His works anticipated such century later commonplaces as television, augmented reality, laptop computers (The Master Key), wireless telephones (Tik-Tok of Oz), women in high risk, action-heavy occupations (Mary Louise in the Country), and the ubiquity of advertising on clothing (Aunt Jane's Nieces at Work). Baum was born in Chittenango, New York, in 1856, into a devout Methodist family. He had German, Scots-Irish, and English ancestry, and was the seventh of nine children of Cynthia Ann (née Stanton) and Benjamin Ward Baum, only five of whom survived into adulthood. He was named "Lyman" after his father's brother, but always disliked this name, and preferred to go by his middle name, "Frank".

Benjamin Baum was a wealthy businessman, a barrel maker who ultimately made a fortune in the Pennsylvania oil rush. Baum grew up on his parents' expansive estate, Rose Lawn, which he always remembered fondly as a sort of paradise.

As a young child, he was tutored at home with his siblings, but at the age of 12, he was sent to study at Peekskill Military Academy. He was a sickly child given to daydreaming, and his parents may have thought he needed toughening up. But after two utterly miserable years at the military academy, he was allowed to return home.

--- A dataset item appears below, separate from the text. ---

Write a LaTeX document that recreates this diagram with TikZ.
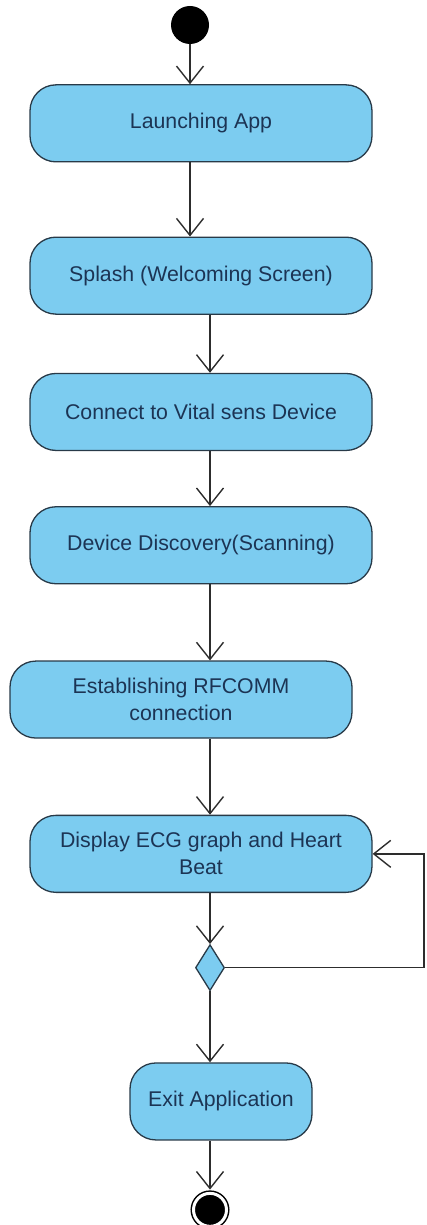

Frank Joslyn Baum, in his biography, To Please a Child, claimed that this was following an incident described as a heart attack, though there is no contemporary evidence of this (and much evidence that material in Frank J.'s biography was fabricated).

Baum started writing at an early age, perhaps due to an early fascination with printing. His father bought him a cheap printing press; which, with the help of his younger brother Henry (Harry) Clay Baum, with whom he had always been close, he used to produce The Rose Lawn Home Journal. The brothers published several issues of the journal, which included advertisements, perhaps which they may have sold. Rose Lawn was located in Mattydale, New York. The house burned down in the 1950s, and is now the site of an abandoned skating rink. The only remains of Rose Lawn are a few concrete steps, located behind the building. By the time he was 17, Baum established a second amateur journal, The Stamp Collector, printed an 11 page pamphlet called Baum's Complete Stamp Dealers' Directory, and started a stamp dealership with friends.